Merveilleux et génial. Simplement. Thanasis Kaproulias propose ici deux longues compositions électroacoustiques. “Srebrenica” est une rêverie mélancolique dominée par un signal en morse qui sert de leitmotiv - un fragment d’humanité à travers un paysage sonore assez dévasté. “Aircraft Noises” est un drone terrible, grondant et menaçant, où les voix préenregistrés des agents de bord n’arrivent pas à concurrencer le vrombissement des moteurs. Ces deux pièces présentent beaucoup de minutieux détails et un sens de la composition qui m’épate, franchement. Une écoute fantastique - un des grands disques de 2011. [Ci-dessous: Deux extraits à écouter sur cette page.]

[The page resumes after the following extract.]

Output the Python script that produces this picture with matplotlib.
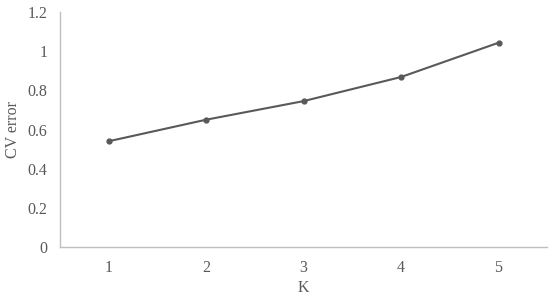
import matplotlib.pyplot as plt

# data
k_values = [1, 2, 3, 4, 5]
cv_error = [0.54, 0.65, 0.745, 0.868, 1.043]
y_ticks = [0, 0.2, 0.4, 0.6, 0.8, 1, 1.2]
y_tick_labels = ['0', '0.2', '0.4', '0.6', '0.8', '1', '1.2']

plt.rcParams['font.family'] = ['Liberation Serif', 'DejaVu Serif']

fig = plt.figure(figsize=(5.5, 2.96), dpi=100)
ax = fig.add_axes([0.109, 0.1655, 0.886, 0.794])

ax.plot(k_values, cv_error, color='#595959', lw=1.5, marker='o', ms=3.5,
        solid_capstyle='round')

ax.set_xlim(0.5, 5.5)
ax.set_ylim(0, 1.2)
ax.set_xticks(k_values)
ax.set_yticks(y_ticks)
ax.set_yticklabels(y_tick_labels)

for s in ['top', 'right']:
    ax.spines[s].set_visible(False)
for s in ['left', 'bottom']:
    ax.spines[s].set_color('#BFBFBF')
    ax.spines[s].set_linewidth(1.0)

ax.tick_params(length=0, labelsize=11.5, colors='#595959')
ax.tick_params(axis='x', pad=9)
ax.tick_params(axis='y', pad=9)
ax.set_xlabel('K', fontsize=11.5, color='#595959', labelpad=3)
ax.set_ylabel('CV error', fontsize=11.5, color='#595959', labelpad=5)

plt.savefig('out.png', dpi=100)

Beautiful and brilliant. Simply. Thanasis Kaproulias (going as Novi_Sad) presents two extended electroacoustic compositions. “Srebrenica” is a melancholy reverie dominated by a Morse signal that serves as a leitmotiv - a fragment of humanity across a devastated soundscape. “Aircraft Noises” is a terrible growling threatening drone where the prerecorded voices of stewards and stewardesses fail to compete with the rumble of the engines. These two pieces feature a high level of minutia and an artistry in composition that leaves me speechless. A fantastic listen - one of the best records of 2011 so far. [Below: Listen to two excerpts on this page.]

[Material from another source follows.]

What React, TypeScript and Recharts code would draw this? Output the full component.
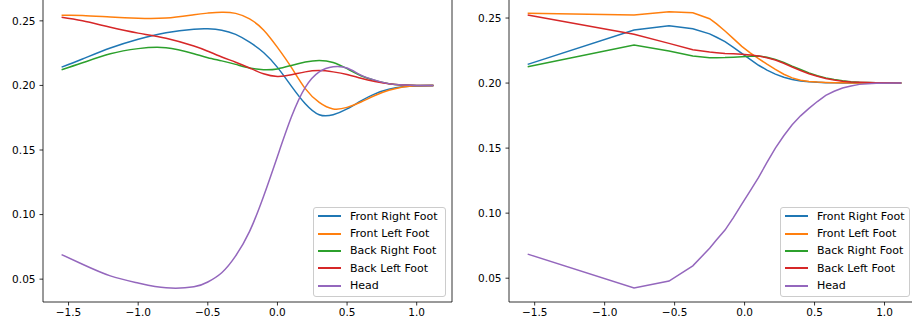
import { LineChart, Line, XAxis, YAxis, ReferenceLine, Legend } from 'recharts';

const seriesNames = ['Front Right Foot', 'Front Left Foot', 'Back Right Foot', 'Back Left Foot', 'Head'];
const COLORS = ['#1f77b4', '#ff7f0e', '#2ca02c', '#d62728', '#9467bd'];

// left panel: smooth curves
const xLeft = [-1.55, -1.4, -1.2, -1.0, -0.8, -0.6, -0.5, -0.4, -0.3, -0.2, -0.1, 0, 0.1, 0.2, 0.3, 0.4, 0.5, 0.6, 0.7, 0.8, 0.9, 1.0, 1.12];
const frontRightL = [0.2142, 0.2205, 0.2290, 0.2358, 0.2408, 0.2435, 0.2438, 0.2428, 0.2395, 0.2335, 0.2255, 0.2140, 0.1995, 0.1858, 0.1773, 0.1773, 0.1818, 0.1880, 0.1935, 0.1970, 0.1990, 0.1998, 0.2000];
const frontLeftL = [0.2543, 0.2542, 0.2530, 0.2520, 0.2522, 0.2548, 0.2560, 0.2567, 0.2558, 0.2515, 0.2430, 0.2295, 0.2140, 0.1975, 0.1868, 0.1818, 0.1830, 0.1872, 0.1922, 0.1962, 0.1988, 0.1998, 0.2000];
const backRightL = [0.2122, 0.2175, 0.2245, 0.2285, 0.2292, 0.2245, 0.2215, 0.2190, 0.2163, 0.2135, 0.2122, 0.2128, 0.2155, 0.2182, 0.2194, 0.2178, 0.2130, 0.2075, 0.2039, 0.2013, 0.2004, 0.2000, 0.2000];
const backLeftL = [0.2528, 0.2500, 0.2450, 0.2405, 0.2365, 0.2305, 0.2265, 0.2220, 0.2180, 0.2135, 0.2090, 0.2070, 0.2082, 0.2105, 0.2115, 0.2105, 0.2085, 0.2055, 0.2030, 0.2013, 0.2004, 0.2000, 0.2000];
const headL = [0.0690, 0.0615, 0.0525, 0.0470, 0.0433, 0.0441, 0.0478, 0.0550, 0.0680, 0.0870, 0.1140, 0.1450, 0.1755, 0.1985, 0.2105, 0.2145, 0.2135, 0.2080, 0.2041, 0.2014, 0.2004, 0.2000, 0.2000];

// right panel: piecewise linear
const xRight = [-1.55, -0.79, -0.54, -0.37, -0.25, -0.20, -0.14, -0.08, -0.02, 0.04, 0.10, 0.16, 0.22, 0.28, 0.34, 0.40, 0.46, 0.52, 0.58, 0.64, 0.70, 0.76, 0.82, 0.94, 1.12];
const frontRightR = [0.2144, 0.2408, 0.2441, 0.2418, 0.2378, 0.2352, 0.2318, 0.2275, 0.2228, 0.2182, 0.2137, 0.2100, 0.2069, 0.2045, 0.2027, 0.2016, 0.2010, 0.2006, 0.2003, 0.2002, 0.2001, 0.2000, 0.2000, 0.2000, 0.2000];
const frontLeftR = [0.2536, 0.2523, 0.2548, 0.2540, 0.2495, 0.2455, 0.2400, 0.2342, 0.2282, 0.2232, 0.2188, 0.2145, 0.2105, 0.2068, 0.2040, 0.2022, 0.2013, 0.2008, 0.2005, 0.2003, 0.2002, 0.2001, 0.2001, 0.2000, 0.2000];
const backRightR = [0.2126, 0.2292, 0.2246, 0.2208, 0.2195, 0.2195, 0.2196, 0.2199, 0.2202, 0.2206, 0.2208, 0.2198, 0.2182, 0.2158, 0.2130, 0.2104, 0.2078, 0.2057, 0.2040, 0.2027, 0.2017, 0.2011, 0.2007, 0.2002, 0.2000];
const backLeftR = [0.2523, 0.2375, 0.2305, 0.2256, 0.2238, 0.2233, 0.2228, 0.2225, 0.2221, 0.2216, 0.2208, 0.2195, 0.2177, 0.2152, 0.2124, 0.2097, 0.2072, 0.2052, 0.2035, 0.2023, 0.2014, 0.2009, 0.2006, 0.2002, 0.2000];
const headR = [0.0685, 0.0425, 0.0478, 0.0595, 0.0730, 0.0795, 0.0870, 0.0965, 0.1070, 0.1172, 0.1275, 0.1390, 0.1500, 0.1595, 0.1680, 0.1748, 0.1805, 0.1858, 0.1905, 0.1937, 0.1962, 0.1978, 0.1990, 0.1998, 0.2000];

const xTicks = [-1.5, -1, -0.5, 0, 0.5, 1];
const yTicks = [0.05, 0.1, 0.15, 0.2, 0.25];

const FONT = 'DejaVu Sans';

function toRows(xs: number[], cols: number[][]) {
  return xs.map((x, i) => {
    const row: Record<string, number> = { x };
    cols.forEach((c, j) => (row['s' + j] = c[i]));
    return row;
  });
}

const leftData = toRows(xLeft, [frontRightL, frontLeftL, backRightL, backLeftL, headL]);
const rightData = toRows(xRight, [frontRightR, frontLeftR, backRightR, backLeftR, headR]);

const fmtX = (v: number) => (v < 0 ? '\u2212' : '') + Math.abs(v).toFixed(1);
const fmtY = (v: number) => v.toFixed(2);

// keep the original series order (recharts sorts the payload by name)
function LegendBox() {
  return (
    <div
      style={{
        border: '1px solid #cccccc',
        borderRadius: 3,
        background: 'rgba(255,255,255,0.8)',
        padding: '0 0 1.5px 0',
        fontFamily: FONT,
        fontSize: 11,
        color: '#000',
        boxSizing: 'border-box',
      }}
    >
      {seriesNames.map((name, i) => (
        <div key={name} style={{ display: 'flex', alignItems: 'center', height: 17.3, whiteSpace: 'nowrap' }}>
          <span
            style={{
              display: 'inline-block',
              width: 23,
              height: 2,
              background: COLORS[i],
              marginLeft: 4,
              marginRight: 9,
            }}
          />
          <span>{name}</span>
        </div>
      ))}
    </div>
  );
}

function Panel({ data, yDomain, curve, width, marginRight, legendLeft, legendWidth }: any) {
  const xDomain = [-1.6835, 1.2535];
  return (
    <LineChart width={width} height={344} data={data} margin={{ top: 10, right: marginRight, bottom: 0, left: 0 }}>
      <XAxis
        type="number"
        dataKey="x"
        domain={xDomain}
        allowDataOverflow
        ticks={xTicks}
        interval={0}
        tickFormatter={fmtX}
        height={30}
        tickSize={3.5}
        tickMargin={3.5}
        axisLine={{ stroke: '#000', strokeWidth: 0.8 }}
        tickLine={{ stroke: '#000', strokeWidth: 0.8 }}
        tick={{ fill: '#000', fontSize: 10.5, fontFamily: FONT }}
      />
      <YAxis
        type="number"
        domain={yDomain}
        allowDataOverflow
        ticks={yTicks}
        interval={0}
        tickFormatter={fmtY}
        width={43}
        tickSize={3.5}
        tickMargin={4}
        axisLine={{ stroke: '#000', strokeWidth: 0.8 }}
        tickLine={{ stroke: '#000', strokeWidth: 0.8 }}
        tick={{ fill: '#000', fontSize: 10.5, fontFamily: FONT }}
      />
      <ReferenceLine x={xDomain[1]} stroke="#000" strokeWidth={0.8} />
      {seriesNames.map((name, i) => (
        <Line
          key={name}
          name={name}
          dataKey={'s' + i}
          type={curve}
          stroke={COLORS[i]}
          strokeWidth={1.5}
          dot={false}
          isAnimationActive={false}
        />
      ))}
      <Legend
        layout="vertical"
        align="center"
        verticalAlign="middle"
        content={<LegendBox />}
        wrapperStyle={{ left: legendLeft, top: 218.7, width: legendWidth }}
      />
    </LineChart>
  );
}

export default function App() {
  return (
    <div style={{ position: 'relative', width: 912, height: 331, overflow: 'hidden', background: '#fff' }}>
      <style>{'body{margin:0}'}</style>
      <div style={{ position: 'absolute', left: 0, top: -12 }}>
        <Panel
          data={leftData}
          yDomain={[0.0323, 0.2677]}
          curve="natural"
          width={460}
          marginRight={8}
          legendLeft={313}
          legendWidth={133}
        />
      </div>
      <div style={{ position: 'absolute', left: 466, top: -12 }}>
        <Panel
          data={rightData}
          yDomain={[0.0317, 0.2654]}
          curve="linear"
          width={454}
          marginRight={0}
          legendLeft={314}
          legendWidth={130}
        />
      </div>
    </div>
  );
}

VAN DER GRAAF GENERATOR / A Grounding in Numbers (Esoteric)
J’en suis à ma troisième écoute et suis prêt à faire rapport (les deux premières ont eu lieu en voiture hier). VDGG viennnent de publier leur meilleur album depuis Still Life en 1976. Point. Allez-y, contredisez-moi, je m’en moque: c’est vrai. Voici un groupe qui n’hésite pas à se transformer, à aller de l’avant. Si Present était l’album de la réunion et Trisector celui de l’établissement de la formule en trio, A Grounding in Numbers marque l’arrivée d’un nouveau son. À 13 pièces (11 chansons et deux instrumentales) en 45 minutes, ce disque offre le matériel le plus court de VDGG. Perd-t-on au change? Non. Des idées plus centrées, des riffs qui torchent, un disque qui bouge plus que Trisector, et un mixage beaucoup plus net (merci, Hugh Padgham). Mais surtout, un disque multi-couches, puisque les chansons, toutes indépendantes, semblent parfois se rapprocher, pourraient être interprétées à la limite comme une suite, ce qui apporte aux paroles de Peter Hammill une pluralité accrue de sens. Bref, tous les signes d’un grand crû de VDGG. J’espère entendre en concert “Bunsho”, “Mr. Sands” et “Snake Oil”. “All Over the Place” aussi. “Highly Strung” aussi. Et la splendide ballade “Your Time Starts Now” qui, contre toute attente, OUVRE cet album - seul moment d’introspection musicale. Bravo. [Ci-dessous: “Mr. Sands”]
I am at my third listen, and ready to report (the first two took place on a car trip last night). VDGG just released their best album since 1976’s Still Life. Period. Go ahead, contradict me if you want, I don’t care, I know I’m right. :-) Here is a band who doesn’t hesitate to transform and move forward. If Present was the reunion album and Trisector the album that established the trio line-up, A Grounding in Numbers marks the beginning of a new sound. With 13 tracks (11 songs and 2 instrumentals) in 45 minutes, this album presents VDGG’s shortest material. Is it a bad thing? No. More tightly-focused ideas, scorching riffs, this record shakes more than Trisector and boasts a much better mix (thanks, Hugh Padgham). Most of all, this is a multi-layered album, since the tracks, though all independent, occasionally seem to close in on the suite format, which brings extra plurality of meaning to Peter Hammill’s lyrics. In short, this work bears all the signs of a great VDGG vintage. I hope I get to hear live performances of “Bunsho”, “Mr. Sands” and “Snake Oil”, “All Over the place” too. “Highly Strung” too. And the beautiful ballad “Your Time Starts Now” which, against all expectations, OPENS the album - the only moment of musical introspection. Bravo. [Below: “Mr. Sands”]
PETER HAMMILL / Roaring Forties (Fie! Records)
Tant qu’à commander le nouveau VDGG, j’en ai profité pour me procurer la version remasterisée (2009) de ce disque remontant à 1994 - un effort solide d’une décennie en dents de scie pour Peter Hammill. Un disque rock - son dernier, à ce titre - et où la raideur du batteur Manny Elias ne m’embête pas (contrairement à The Noise). “The Gift of Fire” demeure une solide chanson et “A Headlong Stretch”, si elle est loin de l’intensité de “Flight”, fait tout de même une respectable suite épique.
As long as I was ordering the new VDGG, I also added the 2009 remaster of 1994’s Roaring Forties - a strong effort from a sawtooth decade for Mr. Hammill. A rock record - his last as such - where I don’t mind drummer Manny Elias’ stiffness (unlike on The Noise). “The Gift of Fire” remains a strong song and “A Headlong Stretch” a worthy epic, even though it falls short of the intensity of “Flight”.